Several Lib Dem ministers recognised this some time back; last week, the Lords constitution committee made the point very forcefully . As the UK government would continue to represent Scotland in many areas until independence day, this would mean creating special parallel machinery – including cabinet committees, and perhaps even meetings of cabinet without Scottish ministers – to manage negotiations and the independence process.

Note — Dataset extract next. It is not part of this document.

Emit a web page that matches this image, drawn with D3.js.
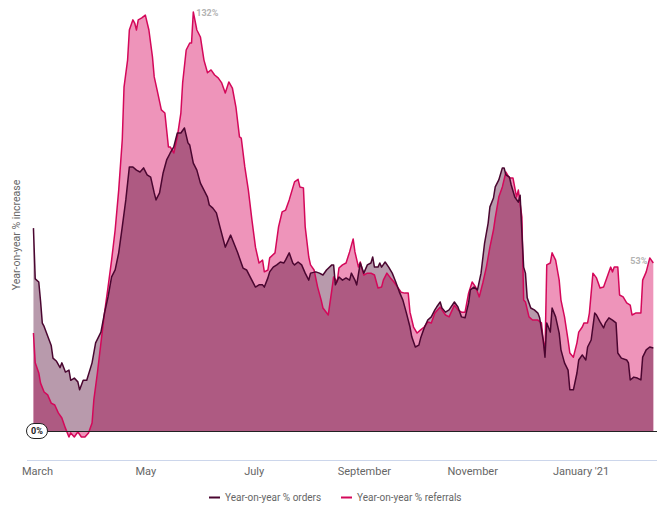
<!DOCTYPE html>
<html><head><meta charset="utf-8">
<script src="https://cdn.jsdelivr.net/npm/d3@7"></script>
<style>html,body{margin:0;padding:0;background:#fff;}svg{display:block;font-family:Roboto,"Noto Sans",sans-serif;}</style>
</head><body><svg id="c" width="667" height="521"></svg>
<script>
// Days counted from 1 March 2020
const orderDays = [-2,-1,1,2,3,4,6,8,9,11,13,14,16,18,19,21,23,24,26,28,31,33,36,38,40,42,44,46,48,50,52,54,56,58,60,62,64,66,67,69,71,73,75,77,79,81,83,85,86,88,90,92,94,96,97,99,101,103,106,109,113,115,116,118,120,123,125,127,128,130,131,133,135,137,139,140,142,144,145,147,149,151,153,154,157,159,161,163,166,167,168,170,172,174,176,177,179,180,182,184,186,188,189,190,192,193,194,196,198,200,202,204,206,208,210,211,213,215,216,218,220,222,224,225,227,228,230,232,235,237,239,241,243,244,246,248,250,252,254,255,257,258,260,262,263,264,266,267,269,271,272,273,274,275,276,278,280,282,283,285,286,287,289,290,292,294,295,297,299,300,302,304,305,307,309,310,312,314,315,317,319,320,322,324,326,327,329,332,333,334,336,338,340,341,343,345,347];
const orderValues = [64,48,47,41,34,33,30,27,23,22,20,21.5,18.6,19.2,16,16.7,15.5,13,16,16,21.5,27.8,31.2,37.2,42.3,48.6,50.8,56.2,64.4,72.9,83.3,83.3,82.3,81.7,83,80.8,80.1,75.1,72.9,75.1,81.4,85.5,87.7,89.6,94,94,95.6,90.9,90.2,84.5,82.3,78.2,76,73.8,71.3,70.3,68.8,64.4,58,61.8,56.2,53,51.4,50.8,48.6,45.4,46.1,46.1,45.4,48.3,50.2,51.7,52.4,53.3,53,54,56.2,53,52.4,53.3,52.4,49.8,47.6,49.8,50.2,49.8,49.2,50.8,52.4,52.4,46.1,48.6,47.6,48.3,47.6,49.8,47.6,46.1,53,49.8,52.4,53,54.9,51.7,51.7,53,51.7,53.3,51.7,49.8,47,43.9,41.3,37.2,32.8,29.7,26.5,27.1,29.3,32.5,35,36,38.2,39.1,40.7,38.8,37.5,38.2,40.7,39.1,36,35.7,40.4,44.5,45.4,44.5,49.8,59.3,65.6,70.7,73.5,77,79.2,83,83,80.8,80.1,77.6,73.8,72.2,74.4,62.5,51.7,49.8,42,38.8,38.2,37.2,35.7,28.7,23.3,34.1,31.2,38.8,36,30.9,25.6,21.5,19.2,13,13,18.3,22.4,24,22.4,26.5,28.7,37.2,36.6,34.4,32.5,34.1,35.7,35,34.1,24.6,23,22.4,21.5,16.1,17,16.7,16.1,23.3,25.6,26.5,26.2];
const referralDays = [-2,-1,1,2,4,6,8,10,12,14,16,18,19,21,23,25,27,29,31,32,34,36,38,40,42,44,46,48,49,51,52,54,55,56,57,59,61,63,65,66,68,70,72,74,75,77,79,81,82,84,86,87,88,90,92,94,96,98,100,102,104,106,108,110,112,114,115,117,119,121,123,125,127,128,130,131,134,136,138,140,142,144,145,147,148,150,151,153,154,156,158,160,161,164,166,167,169,170,172,174,176,178,179,181,182,184,186,188,190,192,194,195,197,199,201,203,205,207,209,210,212,214,216,218,220,222,224,227,228,230,232,235,237,239,241,243,245,247,249,251,253,255,257,258,260,262,264,266,268,270,271,273,274,275,277,279,282,284,285,286,287,289,290,292,294,295,297,299,300,302,304,305,307,308,310,311,313,315,317,319,321,323,324,325,327,328,330,332,334,335,337,339,340,341,343,345,347];
const referralValues = [30.9,21.5,18.3,15.1,12.3,11.4,8.8,8.2,5.7,4.1,0.9,-1.9,-0.6,-1.9,-0.3,-1.9,-1.9,-0.6,2.5,9.8,18.3,27.8,37.2,45.4,53.9,63.4,76,91.8,108.5,117,126.5,129.7,128.7,126.5,129.7,130.3,131.2,126.5,118,111.7,106.6,101.3,100.3,89.6,89.6,87.7,92.8,100.3,109.8,120.2,122.4,122.4,132.2,126.5,124.3,117,113,113.9,112.3,111.4,109.8,106.6,110.1,108.2,102.2,92.8,92.4,83.3,76,66.6,58,53,53.9,50.2,50.8,54.6,56.2,64.4,69.1,69.7,72.9,76.7,78.6,79.4,77,76.7,64.4,54.9,52.4,50.8,45.4,41.3,38.8,36.6,44.5,48.6,47,51.4,52.4,53,56.5,60.6,56.5,51.7,53.3,49.2,49.8,49.8,49.2,45.1,45.4,47.6,49.8,48.3,47,45.4,43.8,43.5,43.5,37.5,32.8,30.9,31.9,32.8,34.4,34.1,37.2,39.1,38.2,36.6,36,39.7,38.2,37.5,37.5,43.5,47,45.4,42.3,46.7,51.7,58,63.4,67.2,73.8,77,81.7,79.8,79.8,73.8,76,67.5,41.3,40.7,36,35,35,34.1,28.7,24.6,52.4,53,56.2,53.9,47.6,41.3,36,28.7,24.6,23.3,27.8,31.2,32.8,34.1,34.1,37.2,49.8,48.3,45.1,45.4,48.6,51.7,50.2,51.7,51.7,42.9,42.3,40.4,39.7,36.6,37.2,37.2,37.2,47.6,50.2,54.6,53];
const tickDays = [0,61,122,184,245,306];
const tickLabels = ["March","May","July","September","November","January '21"];
const seriesNames = ["Year-on-year % orders","Year-on-year % referrals"];
const yTitle = "Year-on-year % increase";

const start = new Date(2020,2,1);
const toDate = d => d3.timeDay.offset(start, d);
const orders = orderDays.map((d,i)=>({date:toDate(d), v:orderValues[i]}));
const referrals = referralDays.map((d,i)=>({date:toDate(d), v:referralValues[i]}));

const svg = d3.select("#c");
const x = d3.scaleTime().domain([start, toDate(306)]).range([37, 580.5]);
const y = d3.scaleLinear().domain([0, 100]).range([431, 114]);

const area = d3.area().x(d=>x(d.date)).y0(y(0)).y1(d=>y(d.v));
const line = d3.line().x(d=>x(d.date)).y(d=>y(d.v));

svg.append("path").datum(referrals).attr("d", area).attr("fill","rgba(214,0,90,0.42)");
svg.append("path").datum(orders).attr("d", area).attr("fill","rgba(77,2,47,0.4)");
svg.append("path").datum(referrals).attr("d", line).attr("fill","none").attr("stroke","#d4085a").attr("stroke-width",1.5).attr("stroke-linejoin","round");
svg.append("path").datum(orders).attr("d", line).attr("fill","none").attr("stroke","#4a0630").attr("stroke-width",1.5).attr("stroke-linejoin","round");

// zero line
svg.append("line").attr("x1",35).attr("x2",657).attr("y1",y(0)+0.5).attr("y2",y(0)+0.5).attr("stroke","#222").attr("stroke-width",1);
// 0% pill
const pill = svg.append("g").attr("transform",`translate(37,${y(0)})`);
pill.append("rect").attr("x",-10.5).attr("y",-7.5).attr("width",21).attr("height",15).attr("rx",7.5).attr("fill","#fff").attr("stroke","#222").attr("stroke-width",1);
pill.append("text").attr("text-anchor","middle").attr("dy","0.35em").attr("font-size",9).attr("font-weight","bold").attr("fill","#222").text("0%");

// value annotations
const peak = referrals[d3.maxIndex(referrals,d=>d.v)];
svg.append("text").attr("x",x(peak.date)+3).attr("y",y(peak.v)+4).attr("font-size",9).attr("font-weight","bold").attr("fill","#b3b3b3").text(Math.round(peak.v)+"%");
const last = referrals[referrals.length-1];
svg.append("text").attr("x",x(last.date)-6).attr("y",y(last.v)+1).attr("text-anchor","end").attr("font-size",9).attr("font-weight","bold").attr("fill","#b3b3b3").text(Math.round(last.v)+"%");

// x axis
svg.append("line").attr("x1",27).attr("x2",657).attr("y1",460.5).attr("y2",460.5).attr("stroke","#ccd6eb");
const xAxis = d3.axisBottom(x).tickValues(tickDays.map(toDate)).tickFormat((d,i)=>tickLabels[i]).tickSize(0).tickPadding(0);
const gx = svg.append("g").attr("transform","translate(0,467)").call(xAxis);
gx.select(".domain").remove();
gx.selectAll("text").attr("font-size",11).attr("fill","#666").attr("font-family","Roboto, sans-serif").attr("dy","0.71em");

// y title
svg.append("text").attr("transform","translate(20,235) rotate(-90)").attr("text-anchor","middle").attr("font-size",10.5).attr("fill","#666").text(yTitle);

// legend
const leg = svg.append("g");
const legItems = [{name:seriesNames[0],color:"#4a0630",x:209},{name:seriesNames[1],color:"#d4085a",x:341}];
legItems.forEach(it=>{
  leg.append("line").attr("x1",it.x).attr("x2",it.x+11).attr("y1",497.5).attr("y2",497.5).attr("stroke",it.color).attr("stroke-width",2);
  leg.append("text").attr("x",it.x+16).attr("y",501).attr("font-size",10).attr("fill","#666").text(it.name);
});
</script></body></html>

But this could be complicated by timing issues. There is a tension here. There are very strong reasons to want Scotland to become independent as soon as possible. That would avoid the "constitutional limbo" that concerns the constitution committee, respect Scottish voters' choice to be independent – and also mean that rUK did not include and seek to govern a nation that had rejected the UK in such a formal manner. The prospect of the UK government being second-guessed by Scotland and unable to make policy for rUK for a protracted period would undermine democracy in rUK. A quick process would probably take around 18 months to complete, assuming a sense of urgency on both sides, though even that is rather long given the democratic imperatives. While the Scottish government's proposed period of 16 months seems rather arbitrarily chosen, it might be workable – but for the fact the 2015 UK general election falls in the middle of it.
The general election disrupts the process hugely. As others have pointed out, the election campaign will itself consume politicians' attention at just the time progress needs to be made in independence talks , and the prospect of a change of UK government partway through makes it hard for the government to do much before the election . But there is a worse possible situation: what happens if Labour comes out of the 2015 election as narrowly the largest party? The likelihood is that such a Labour government would need Scottish MPs to make up its majority, but would lose that when Scottish MPs left parliament on independence day.
Not only would rUK face a change of government without an election, but the party in government would not have a mandate from rUK voters for independence negotiations. This would be the West Lothian question put on steroids. It would imply, for instance, that any independence negotiations would need to involve the Conservatives (as the presumptive successor to Labour and/or holding the largest number of rUK seats) in the independence negotiations – these could not be treated as a purely executive matter, as the Lords constitution committee proposes. And it would call for a good deal of constitutional imagination and flexibility to respond to such a difficult and unusual situation.
One way round this would be for a very rough-and-ready negotiation of independence, so that independence day was 7 May 2015, polling day. That would be horrendously difficult to accomplish, but might be the least bad of the options given the problems that Scottish independence creates otherwise.